This year’s Tesla Motors annual meeting took place on May 31 at the Computer History Museum in Mountain View, California. Including the Q&A session, it lasted more than three hours. CEO Elon Musk addressed the audience for nearly two hours himself. During his far-ranging talk, he recounted the company’s history and pointed out the number of times along the way when it almost failed.
For those who question whether Tesla can actually ramp up from building 50,000 cars a year today to building more than 10 times that number by 2018, Musk said the ramp from building a small number of Roadsters to today’s production numbers was actually a greater challenge.
Musk announced the software issues that have plagued the Model X have now basically been resolved. He also said that Model 3 owners would not have free access for life to the company’s Supercharger network. He indicated that free charging for life would be an available option/package.
Then he dropped this bombshell: He said he and his Tesla team are in the process of completely rethinking the factory process. Their goal is to make factories more efficient by “factors of 10 or even 100 times.” The idea is to totally rethink how “you build the machines that build the machine.”

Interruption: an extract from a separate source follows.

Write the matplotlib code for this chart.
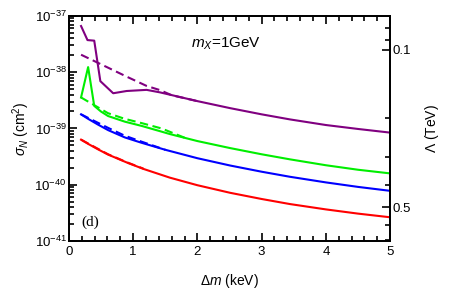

Musk says he no longer uses an office but spends almost all his time on the production line watching how the cars get built and thinking about how applying “physics-first principles” could increase manufacturing capacity exponentially. “The most important point I want to make is … that we’ve realized that the true difficulty and where the greatest potential lies is in building the factory,” Musk said.
Today’s factories are outmoded and inefficient, he said. “We can make dramatic improvements to the machine that makes the machine. A lot of people will not believe us about this, but I am absolutely convinced this can be accomplished.”
During the meeting, Musk accepted full responsibility for the litany of issues that have dogged the Model X since production began last September. He acknowledged that “hubris” had played a large role in rushing too much new technology to market too soon. Many observers feel the same way about Musk’s promise to build 500,000 cars a year by 2018 and a million or more by 2020.
Are those promises more examples of Musk’s hubris? Has he learned nothing from the errors that have beset the Model X? Saying he can boost the efficiency of a factory by up to 100 times is certainly a bold claim. Then again, this is the man who thought up the idea of reusing rockets to lower the cost of space travel. This is the man who launched the idea of the Hyperloop while stuck in Los Angeles traffic one day.
Musk has a habit of setting the bar high and then raising it higher. He demands much of those who work for him but he also demands much of himself. Are super-efficient factories just hype or is Musk about to kick off yet another in a long series of revolutions? One thing is certain — no one can accuse Elon Musk of thinking too small.